Dana - May 14, 2007 2:13:26 pm PDT #8460 of 10001
I'm terrifically busy with my ennui.

A discussion on another board reminded me of "The Music Man." I've watched that a lot. Sound of Music, Wizard of Oz, Mary Poppins -- movies my grandmother had on tape. And "Naughty Marietta."


Sophia Brooks - May 14, 2007 2:16:03 pm PDT #8461 of 10001
Cats to become a rabbit should gather immediately now here

I think I have to retroactively include the Sound of Music and The Wizard of Oz to my list, as we watched them every year on the teevee.Although for a long time I had to go to bed before they were over. I went to bed when Dorothy arrived at the Emerald City, and when the Von Trapp children sang "SoLong, Farewell" and went to bed! I am not sure why this going to bed thing was so important!

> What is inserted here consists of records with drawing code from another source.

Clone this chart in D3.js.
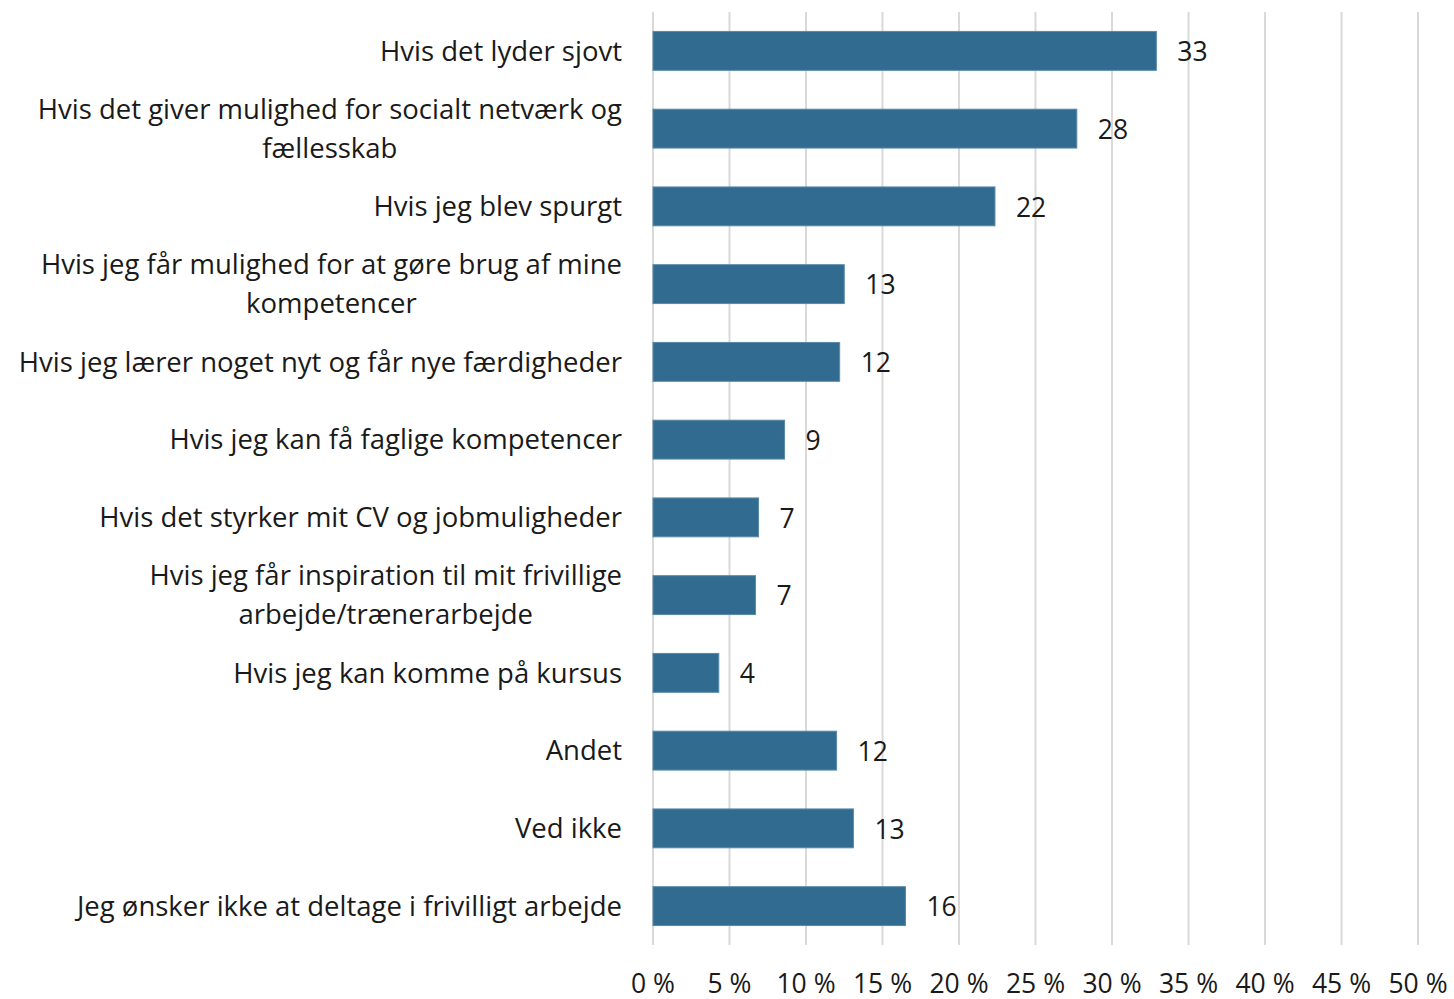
<!DOCTYPE html>
<html>
<head>
<meta charset="utf-8">
<script src="https://cdn.jsdelivr.net/npm/d3@7"></script>
<style>
  body { margin: 0; background: #fff; }
  text { font-family: "Open Sans", "Noto Sans", sans-serif; fill: #1a1a1a; }
</style>
</head>
<body>
<svg id="chart" width="1454" height="999"></svg>
<script>
// categories (top to bottom), each label split into its display lines
var categories = [
    ["Hvis det lyder sjovt"],
    ["Hvis det giver mulighed for socialt netværk og", "fællesskab"],
    ["Hvis jeg blev spurgt"],
    ["Hvis jeg får mulighed for at gøre brug af mine", "kompetencer"],
    ["Hvis jeg lærer noget nyt og får nye færdigheder"],
    ["Hvis jeg kan få faglige kompetencer"],
    ["Hvis det styrker mit CV og jobmuligheder"],
    ["Hvis jeg får inspiration til mit frivillige", "arbejde/trænerarbejde"],
    ["Hvis jeg kan komme på kursus"],
    ["Andet"],
    ["Ved ikke"],
    ["Jeg ønsker ikke at deltage i frivilligt arbejde"]
];
var values = [32.9, 27.7, 22.35, 12.5, 12.2, 8.6, 6.9, 6.7, 4.3, 12.0, 13.1, 16.5];
var valueLabels = ["33", "28", "22", "13", "12", "9", "7", "7", "4", "12", "13", "16"];
var ticks = [0, 5, 10, 15, 20, 25, 30, 35, 40, 45, 50];

var svg = d3.select('#chart');
var plotLeft = 653, plotRight = 1418, plotTop = 12, plotBottom = 945;

var xScale = d3.scaleLinear().domain([0, 50]).range([plotLeft, plotRight]);
var yScale = d3.scaleBand()
    .domain(d3.range(categories.length))
    .range([plotTop, plotBottom])
    .paddingInner(0.5)
    .paddingOuter(0.25);

// gridlines
svg.append('g').selectAll('line')
    .data(ticks)
    .enter().append('line')
    .attr('x1', function (d) { return xScale(d); })
    .attr('x2', function (d) { return xScale(d); })
    .attr('y1', plotTop)
    .attr('y2', plotBottom)
    .attr('stroke', '#d9d9d9')
    .attr('stroke-width', 2);

// x tick labels
svg.append('g').selectAll('text')
    .data(ticks)
    .enter().append('text')
    .attr('x', function (d) { return xScale(d); })
    .attr('y', 984)
    .attr('dy', '0.35em')
    .attr('text-anchor', 'middle')
    .attr('font-size', 26.5)
    .text(function (d) { return d + ' %'; });

// bars
svg.append('g').selectAll('rect')
    .data(values)
    .enter().append('rect')
    .attr('x', xScale(0))
    .attr('y', function (d, i) { return yScale(i); })
    .attr('width', function (d) { return xScale(d) - xScale(0); })
    .attr('height', yScale.bandwidth())
    .attr('fill', '#316b8f')
    .attr('stroke', '#5a8aa8')
    .attr('stroke-width', 1);

// value labels
svg.append('g').selectAll('text')
    .data(values)
    .enter().append('text')
    .attr('x', function (d) { return xScale(d) + 21; })
    .attr('y', function (d, i) { return yScale(i) + yScale.bandwidth() / 2 + 1; })
    .attr('dy', '0.35em')
    .attr('font-size', 26.5)
    .text(function (d, i) { return valueLabels[i]; });

// category labels
var lineH = 39;
var catG = svg.append('g');
categories.forEach(function (lines, i) {
    var cy = yScale(i) + yScale.bandwidth() / 2;
    var t = catG.append('text')
        .attr('font-size', 27.5)
        .attr('text-anchor', lines.length > 1 ? 'middle' : 'end');
    lines.forEach(function (ln, j) {
        t.append('tspan')
            .attr('x', 622)
            .attr('y', cy + (j - (lines.length - 1) / 2) * lineH)
            .attr('dy', '0.35em')
            .text(ln);
    });
});

// wrapped labels: first line ends at 622, second line centred under it
catG.selectAll('text').each(function () {
    var tsp = d3.select(this).selectAll('tspan');
    if (tsp.size() > 1) {
        var w = tsp.nodes()[0].getComputedTextLength();
        tsp.attr('x', 622 - w / 2);
    }
});
</script>
</body>
</html>
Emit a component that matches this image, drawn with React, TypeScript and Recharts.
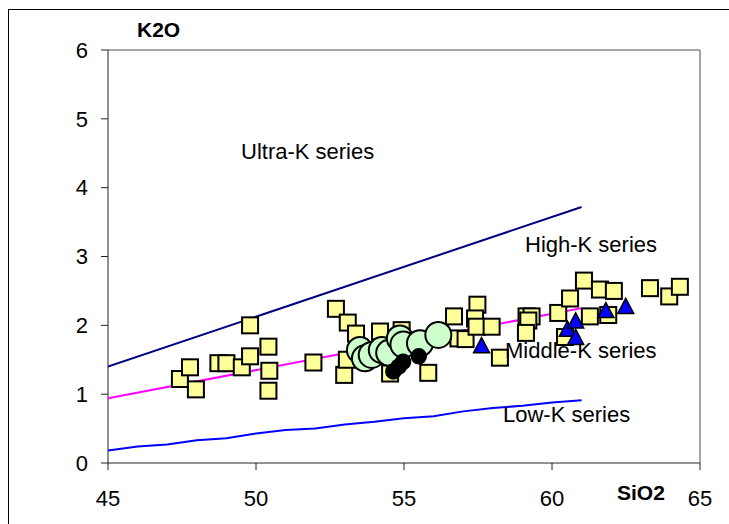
import React from 'react'
import { ScatterChart, Scatter, XAxis, YAxis, ReferenceLine } from 'recharts'

// boundary lines (SiO2, K2O)
const ultraHighLine = [[45, 1.4], [61, 3.72]]
const highMiddleLine = [[45, 0.94], [61, 2.25]]
const lowLine = [
  [45, 0.18], [46, 0.24], [47, 0.27], [48, 0.33], [49, 0.36], [50, 0.43], [51, 0.48],
  [52, 0.5], [53, 0.56], [54, 0.6], [55, 0.65], [56, 0.68], [57, 0.75], [58, 0.8],
  [59, 0.83], [60, 0.88], [61, 0.91],
]

const squares = [
  [47.43, 1.22], [47.77, 1.39], [47.97, 1.07], [48.73, 1.45], [49.0, 1.45], [49.52, 1.39],
  [49.8, 2.0], [49.8, 1.55], [50.42, 1.69], [50.45, 1.34], [50.42, 1.05], [51.94, 1.46],
  [52.7, 2.24], [53.1, 2.04], [53.38, 1.88], [52.98, 1.28], [53.07, 1.5], [54.19, 1.91],
  [54.92, 1.93], [54.53, 1.3], [55.82, 1.31], [56.69, 2.13], [56.84, 1.81], [57.08, 1.8],
  [57.48, 2.3], [57.4, 2.1], [57.45, 1.98], [57.96, 1.98], [58.24, 1.53], [59.14, 2.13],
  [59.31, 2.13], [59.2, 2.07], [59.12, 1.89], [60.21, 2.18], [60.61, 2.39], [61.08, 2.65],
  [61.62, 2.52], [62.09, 2.5], [61.28, 2.13], [61.9, 2.15], [60.44, 1.83], [63.31, 2.54],
  [63.96, 2.42], [64.32, 2.56],
]
const greenCircles = [
  [53.51, 1.64], [53.68, 1.52], [53.91, 1.57], [54.25, 1.64], [54.5, 1.6],
  [54.86, 1.81], [54.98, 1.72], [55.54, 1.74], [56.16, 1.86],
]
const blackCircles = [[54.64, 1.33], [54.82, 1.4], [54.97, 1.47], [55.5, 1.55]]
const triangles = [
  [57.62, 1.69], [60.52, 1.93], [60.8, 2.05], [60.8, 1.81], [61.82, 2.2], [62.49, 2.26],
]

const xTicks = [45, 50, 55, 60, 65]
const yTicks = [0, 1, 2, 3, 4, 5, 6]

const toPts = (arr: number[][]) => arr.map(([x, y]) => ({ x, y }))

const FONT = '"Liberation Sans", Arial, sans-serif'

const Square = ({ cx, cy }: any) => (
  <rect x={cx - 8} y={cy - 8} width={16} height={16} fill="#FFFF99" stroke="#000" strokeWidth={2} />
)
const GreenDot = ({ cx, cy }: any) => (
  <circle cx={cx} cy={cy} r={13} fill="#CCFFCC" stroke="#000" strokeWidth={2} />
)
const BlackDot = ({ cx, cy }: any) => (
  <circle cx={cx} cy={cy} r={7.5} fill="#000" stroke="#000" strokeWidth={1.5} />
)
const Triangle = ({ cx, cy }: any) => (
  <path d={`M${cx},${cy - 9} L${cx + 8},${cy + 6} L${cx - 8},${cy + 6} Z`} fill="#0000FF" stroke="#000" strokeWidth={1.5} />
)
const NoDot = () => <g />

const labelStyle: React.CSSProperties = {
  position: 'absolute', fontFamily: FONT, fontSize: 22, lineHeight: 1, color: '#000', whiteSpace: 'nowrap',
}

export default function App() {
  return (
    <div style={{ position: 'relative', width: 729, height: 524, overflow: 'hidden', background: '#fff' }}>
      <style>{'body{margin:0;overflow:hidden}'}</style>
      <div style={{ position: 'absolute', left: 8, top: 9, width: 800, height: 600, borderTop: '1px solid #000', borderLeft: '1px solid #000' }} />
      <ScatterChart width={729} height={524} margin={{ top: 50, right: 29, bottom: 31, left: 0 }} style={{ position: 'absolute', left: 0, top: 0 }}>
        <XAxis
          type="number" dataKey="x" domain={[45, 65]} ticks={xTicks} allowDataOverflow
          tickSize={7} tickMargin={20} height={30} stroke="#222"
          tick={{ fontSize: 22, fill: '#000', fontFamily: FONT }}
        />
        <YAxis
          type="number" dataKey="y" domain={[0, 6]} ticks={yTicks} allowDataOverflow
          tickSize={7} tickMargin={13} width={108} stroke="#222"
          tick={{ fontSize: 22, fill: '#000', fontFamily: FONT }}
        />
        <ReferenceLine y={6} stroke="#888" strokeWidth={1.5} />
        <ReferenceLine x={65} stroke="#888" strokeWidth={1.5} />
        <Scatter data={toPts(ultraHighLine)} line={{ stroke: '#000080', strokeWidth: 2 }} shape={NoDot} isAnimationActive={false} />
        <Scatter data={toPts(highMiddleLine)} line={{ stroke: '#FF00FF', strokeWidth: 2 }} shape={NoDot} isAnimationActive={false} />
        <Scatter data={toPts(lowLine)} line={{ stroke: '#0000FF', strokeWidth: 2 }} shape={NoDot} isAnimationActive={false} />
        <Scatter data={toPts(squares)} shape={Square} isAnimationActive={false} />
        <Scatter data={toPts(greenCircles)} shape={GreenDot} isAnimationActive={false} />
        <Scatter data={toPts(blackCircles)} shape={BlackDot} isAnimationActive={false} />
        <Scatter data={toPts(triangles)} shape={Triangle} isAnimationActive={false} />
      </ScatterChart>
      <div style={{ ...labelStyle, left: 137, top: 19, fontWeight: 'bold', fontSize: 21 }}>K2O</div>
      <div style={{ ...labelStyle, left: 617, top: 482, fontWeight: 'bold', fontSize: 21 }}>SiO2</div>
      <div style={{ ...labelStyle, left: 241, top: 141 }}>Ultra-K series</div>
      <div style={{ ...labelStyle, left: 525, top: 234 }}>High-K series</div>
      <div style={{ ...labelStyle, left: 505, top: 340 }}>Middle-K series</div>
      <div style={{ ...labelStyle, left: 503, top: 404 }}>Low-K series</div>
    </div>
  )
}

Laga - May 14, 2007 2:45:08 pm PDT #8462 of 10001
You should know I'm a big deal in the Resistance.

The movie I've most watched in the theatre has to be Rocky Horror but Harold and Maude should have been in my original video top 5 and, now that I think about it, also Excalibur and (unfortunately) Bachelor Party. And possibly Clockwork Orange and Caligula.


Anne W. - May 14, 2007 2:53:02 pm PDT #8463 of 10001
The lost sheep grow teeth, forsake their lambs, and lie with the lions.

For movie most watched in the theater, I'd have to say it was the original Star Wars or possibly Grease.


Laga - May 14, 2007 3:16:15 pm PDT #8464 of 10001
You should know I'm a big deal in the Resistance.

I just saw Brick today and very much loved it. It's not for everyone but I highly recommend it to any fan of Film Noir especially the Hard Boiled Detective type.


Liese S. - May 14, 2007 7:21:24 pm PDT #8465 of 10001
"Faded like the lilac, he thought."

Movies I will watch every single time they come on, anywhere:

The Breakfast Club, LotR(s), the Matrices, HHGttG, The Blues Brothers, Wayne's World (yes, I am that sort of person), Ferris Bueller's Day Off, The Sound of Music, Funny Face (Audrey Hepburn as bookish idealist turned model! Fred Astaire as freewheeling photographer in love! Awesome dance scene that got turned into not awesome commercial!), The King & I, Monty Python's Holy Grail, probably Life of Brian, too, Instinct, The Art of War.

I recently rewatched Harold & Maude, and I didn't think much of it. I can see how I used to love it, and why, but I just don't think I'm in the same headspace anymore. I wonder if I would feel the same way about Dead Poets.